- [PROBLEM DESCRIPTION]: Skip pictures in the listing below; copy exactly the lines from the one with "Rebuild this diagram" through the one with "trade and\\Xprc exchange", inclusive.

- [PROVIDED RECORDS]:
---*---

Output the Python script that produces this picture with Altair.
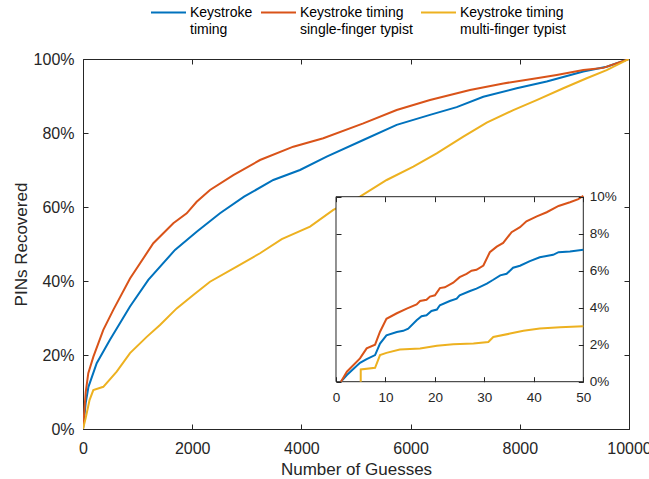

---*---

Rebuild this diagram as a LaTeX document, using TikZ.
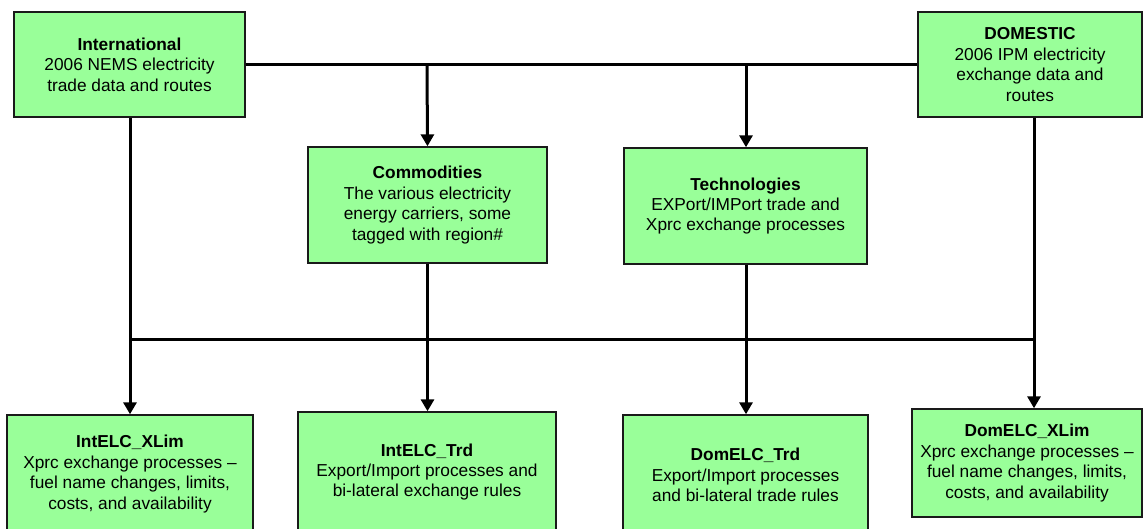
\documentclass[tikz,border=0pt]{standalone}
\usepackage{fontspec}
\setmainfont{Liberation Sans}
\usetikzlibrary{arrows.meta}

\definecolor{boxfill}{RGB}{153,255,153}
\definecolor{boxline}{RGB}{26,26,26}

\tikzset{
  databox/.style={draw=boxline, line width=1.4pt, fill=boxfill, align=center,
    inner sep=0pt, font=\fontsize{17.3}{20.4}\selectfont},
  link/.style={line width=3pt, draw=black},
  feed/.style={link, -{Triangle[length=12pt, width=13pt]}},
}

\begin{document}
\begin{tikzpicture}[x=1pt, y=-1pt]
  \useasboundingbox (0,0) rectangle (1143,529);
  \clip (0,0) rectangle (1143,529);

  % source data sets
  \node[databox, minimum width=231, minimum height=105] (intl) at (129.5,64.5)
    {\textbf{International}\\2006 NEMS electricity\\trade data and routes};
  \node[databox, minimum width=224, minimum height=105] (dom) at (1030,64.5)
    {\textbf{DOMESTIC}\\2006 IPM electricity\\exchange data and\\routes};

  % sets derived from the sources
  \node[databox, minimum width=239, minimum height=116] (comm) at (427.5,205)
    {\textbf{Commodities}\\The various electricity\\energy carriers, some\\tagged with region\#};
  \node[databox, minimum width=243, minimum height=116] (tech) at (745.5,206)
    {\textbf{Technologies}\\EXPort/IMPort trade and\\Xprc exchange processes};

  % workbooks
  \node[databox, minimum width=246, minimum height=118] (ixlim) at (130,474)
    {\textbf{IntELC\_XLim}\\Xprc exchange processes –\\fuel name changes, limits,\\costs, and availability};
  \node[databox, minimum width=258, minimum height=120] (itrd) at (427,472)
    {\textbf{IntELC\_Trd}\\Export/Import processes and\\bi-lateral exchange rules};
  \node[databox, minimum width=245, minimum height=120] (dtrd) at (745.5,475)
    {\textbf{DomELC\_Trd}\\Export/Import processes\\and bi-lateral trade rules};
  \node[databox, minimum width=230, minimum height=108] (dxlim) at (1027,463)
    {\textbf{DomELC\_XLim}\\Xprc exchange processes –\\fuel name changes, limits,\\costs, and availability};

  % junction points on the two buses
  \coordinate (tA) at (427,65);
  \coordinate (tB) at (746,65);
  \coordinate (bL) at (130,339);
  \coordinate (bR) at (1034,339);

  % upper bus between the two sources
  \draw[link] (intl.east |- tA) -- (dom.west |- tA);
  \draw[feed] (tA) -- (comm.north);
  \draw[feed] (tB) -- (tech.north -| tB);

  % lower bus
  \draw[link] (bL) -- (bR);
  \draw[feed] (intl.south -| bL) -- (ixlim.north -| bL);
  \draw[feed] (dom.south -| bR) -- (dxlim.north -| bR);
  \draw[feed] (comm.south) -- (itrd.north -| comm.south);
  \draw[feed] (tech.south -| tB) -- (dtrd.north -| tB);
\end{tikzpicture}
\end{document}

---*---

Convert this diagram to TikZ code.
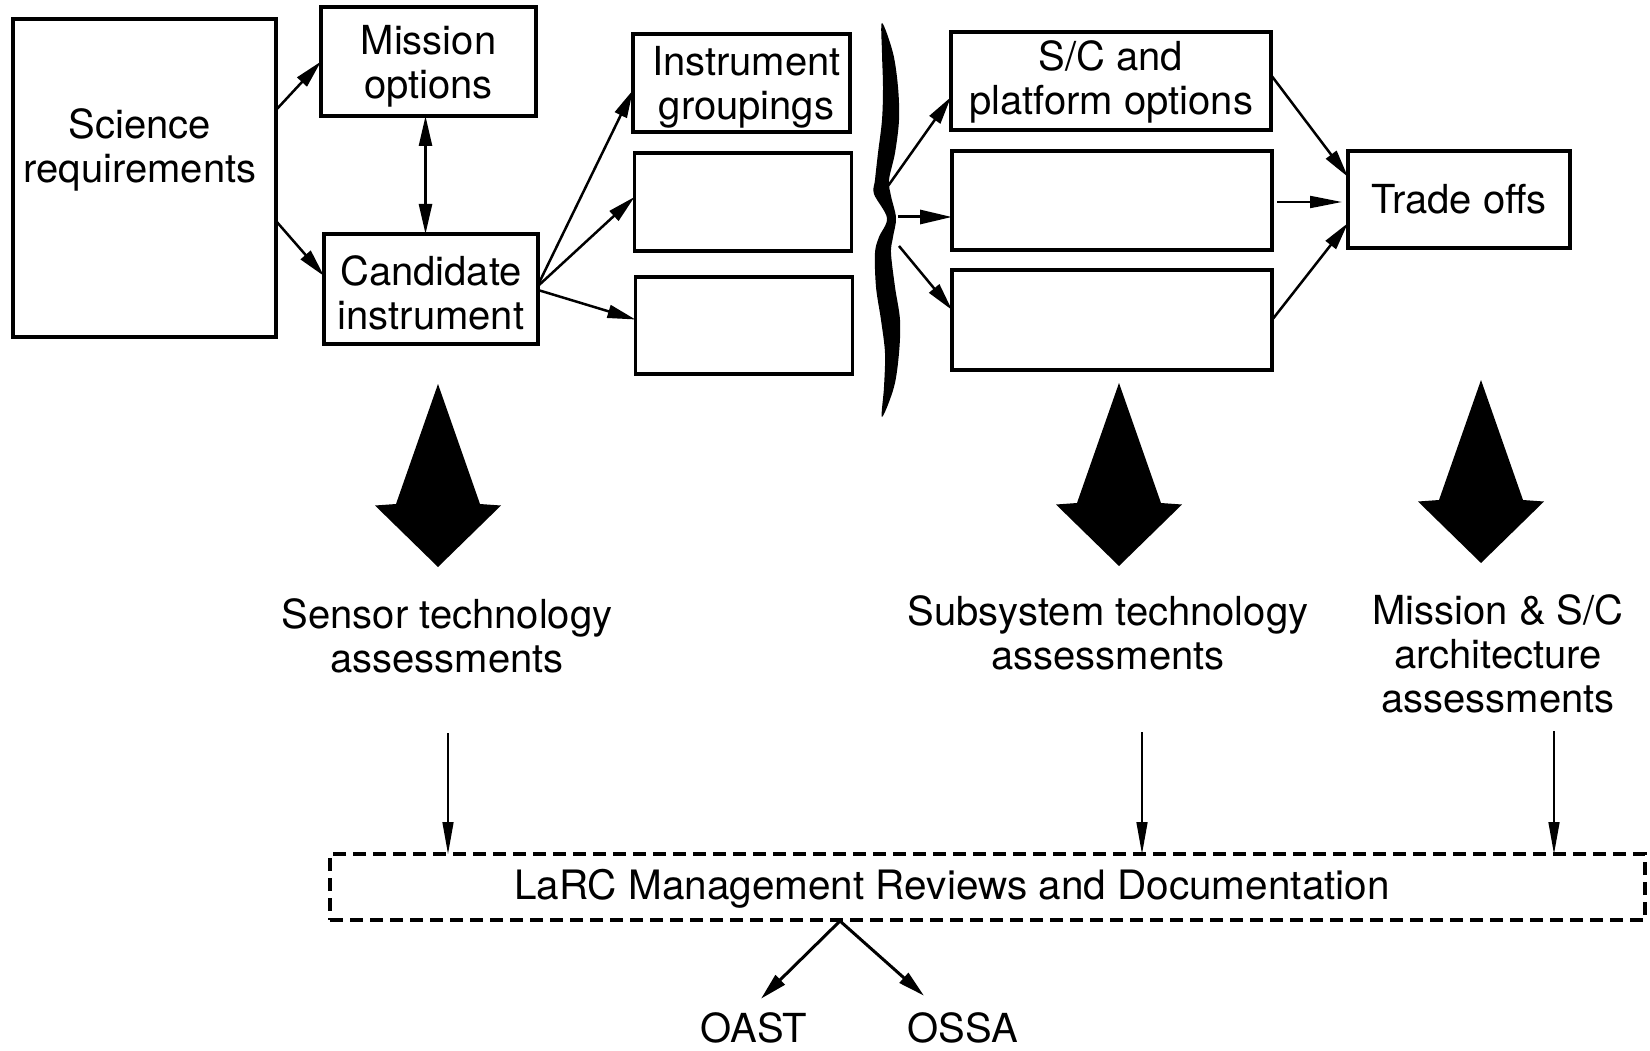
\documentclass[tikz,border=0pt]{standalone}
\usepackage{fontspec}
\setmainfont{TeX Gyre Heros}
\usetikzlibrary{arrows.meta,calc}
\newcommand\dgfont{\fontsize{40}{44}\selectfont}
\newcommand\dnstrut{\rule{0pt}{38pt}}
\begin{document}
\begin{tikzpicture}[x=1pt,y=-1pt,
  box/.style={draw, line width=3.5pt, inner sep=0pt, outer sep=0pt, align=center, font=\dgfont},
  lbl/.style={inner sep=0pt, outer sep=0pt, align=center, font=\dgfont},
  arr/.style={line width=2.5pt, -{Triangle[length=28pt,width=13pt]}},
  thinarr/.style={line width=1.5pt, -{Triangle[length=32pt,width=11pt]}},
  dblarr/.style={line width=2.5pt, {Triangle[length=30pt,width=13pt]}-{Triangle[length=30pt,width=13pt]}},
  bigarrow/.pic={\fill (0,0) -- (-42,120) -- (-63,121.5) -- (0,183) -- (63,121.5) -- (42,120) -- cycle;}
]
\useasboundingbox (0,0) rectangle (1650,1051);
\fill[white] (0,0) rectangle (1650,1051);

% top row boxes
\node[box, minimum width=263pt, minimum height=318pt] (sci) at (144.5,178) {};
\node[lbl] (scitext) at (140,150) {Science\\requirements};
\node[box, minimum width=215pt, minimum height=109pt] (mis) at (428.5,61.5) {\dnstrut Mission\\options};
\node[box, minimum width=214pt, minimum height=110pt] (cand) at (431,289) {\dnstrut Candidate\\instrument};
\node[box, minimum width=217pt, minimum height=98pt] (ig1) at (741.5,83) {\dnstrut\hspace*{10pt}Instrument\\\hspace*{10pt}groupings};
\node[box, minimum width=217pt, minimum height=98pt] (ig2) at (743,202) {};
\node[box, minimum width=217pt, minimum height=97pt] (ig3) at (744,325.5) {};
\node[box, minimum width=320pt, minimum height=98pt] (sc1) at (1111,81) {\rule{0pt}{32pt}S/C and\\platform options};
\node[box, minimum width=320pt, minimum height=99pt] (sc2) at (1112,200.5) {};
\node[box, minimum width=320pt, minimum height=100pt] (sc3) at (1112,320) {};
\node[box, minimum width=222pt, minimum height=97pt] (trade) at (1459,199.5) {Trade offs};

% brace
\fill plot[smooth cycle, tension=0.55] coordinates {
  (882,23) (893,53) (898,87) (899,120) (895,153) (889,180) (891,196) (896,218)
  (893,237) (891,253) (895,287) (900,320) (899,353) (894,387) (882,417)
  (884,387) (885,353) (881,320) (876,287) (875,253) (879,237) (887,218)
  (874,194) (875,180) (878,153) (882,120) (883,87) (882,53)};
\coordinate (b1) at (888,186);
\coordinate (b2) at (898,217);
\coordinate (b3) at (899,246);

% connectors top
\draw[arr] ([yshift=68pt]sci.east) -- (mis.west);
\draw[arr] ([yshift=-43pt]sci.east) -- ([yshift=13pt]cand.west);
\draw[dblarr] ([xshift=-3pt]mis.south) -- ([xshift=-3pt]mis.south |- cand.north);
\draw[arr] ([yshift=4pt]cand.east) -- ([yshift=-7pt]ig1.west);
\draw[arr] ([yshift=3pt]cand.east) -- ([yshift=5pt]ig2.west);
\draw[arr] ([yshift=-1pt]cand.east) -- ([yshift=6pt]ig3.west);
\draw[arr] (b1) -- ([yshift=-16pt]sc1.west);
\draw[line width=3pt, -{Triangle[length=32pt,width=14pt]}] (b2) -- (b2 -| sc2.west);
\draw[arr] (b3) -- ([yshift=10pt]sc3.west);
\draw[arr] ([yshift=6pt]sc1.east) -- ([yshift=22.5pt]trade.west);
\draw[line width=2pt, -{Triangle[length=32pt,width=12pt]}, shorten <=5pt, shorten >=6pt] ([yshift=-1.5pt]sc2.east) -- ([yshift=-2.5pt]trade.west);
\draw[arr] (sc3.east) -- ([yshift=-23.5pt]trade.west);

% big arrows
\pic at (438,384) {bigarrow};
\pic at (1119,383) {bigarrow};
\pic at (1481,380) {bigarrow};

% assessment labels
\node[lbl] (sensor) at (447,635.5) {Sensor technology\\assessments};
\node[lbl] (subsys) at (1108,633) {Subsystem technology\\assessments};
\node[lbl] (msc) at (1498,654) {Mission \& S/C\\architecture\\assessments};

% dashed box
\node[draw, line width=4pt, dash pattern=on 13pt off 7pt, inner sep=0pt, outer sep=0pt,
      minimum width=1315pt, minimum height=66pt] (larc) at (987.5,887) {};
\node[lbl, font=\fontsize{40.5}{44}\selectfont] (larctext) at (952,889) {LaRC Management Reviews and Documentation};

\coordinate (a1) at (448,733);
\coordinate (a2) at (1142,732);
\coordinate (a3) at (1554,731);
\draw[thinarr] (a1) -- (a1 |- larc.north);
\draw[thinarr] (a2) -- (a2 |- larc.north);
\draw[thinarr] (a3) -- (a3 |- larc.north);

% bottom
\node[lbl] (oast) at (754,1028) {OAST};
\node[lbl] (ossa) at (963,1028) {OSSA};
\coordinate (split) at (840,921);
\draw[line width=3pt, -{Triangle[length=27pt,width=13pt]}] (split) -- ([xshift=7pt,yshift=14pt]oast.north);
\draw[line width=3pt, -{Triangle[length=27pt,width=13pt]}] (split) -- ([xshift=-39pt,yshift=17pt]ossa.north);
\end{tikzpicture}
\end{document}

---*---

- [RESULT OF THIS EXERCISE]:
Rebuild this diagram as a LaTeX document, using TikZ.
\documentclass[tikz,border=0pt]{standalone}
\usepackage{fontspec}
\setmainfont{Liberation Sans}
\usetikzlibrary{arrows.meta}

\definecolor{boxfill}{RGB}{153,255,153}
\definecolor{boxline}{RGB}{26,26,26}

\tikzset{
  databox/.style={draw=boxline, line width=1.4pt, fill=boxfill, align=center,
    inner sep=0pt, font=\fontsize{17.3}{20.4}\selectfont},
  link/.style={line width=3pt, draw=black},
  feed/.style={link, -{Triangle[length=12pt, width=13pt]}},
}

\begin{document}
\begin{tikzpicture}[x=1pt, y=-1pt]
  \useasboundingbox (0,0) rectangle (1143,529);
  \clip (0,0) rectangle (1143,529);

  % source data sets
  \node[databox, minimum width=231, minimum height=105] (intl) at (129.5,64.5)
    {\textbf{International}\\2006 NEMS electricity\\trade data and routes};
  \node[databox, minimum width=224, minimum height=105] (dom) at (1030,64.5)
    {\textbf{DOMESTIC}\\2006 IPM electricity\\exchange data and\\routes};

  % sets derived from the sources
  \node[databox, minimum width=239, minimum height=116] (comm) at (427.5,205)
    {\textbf{Commodities}\\The various electricity\\energy carriers, some\\tagged with region\#};
  \node[databox, minimum width=243, minimum height=116] (tech) at (745.5,206)
    {\textbf{Technologies}\\EXPort/IMPort trade and\\Xprc exchange processes};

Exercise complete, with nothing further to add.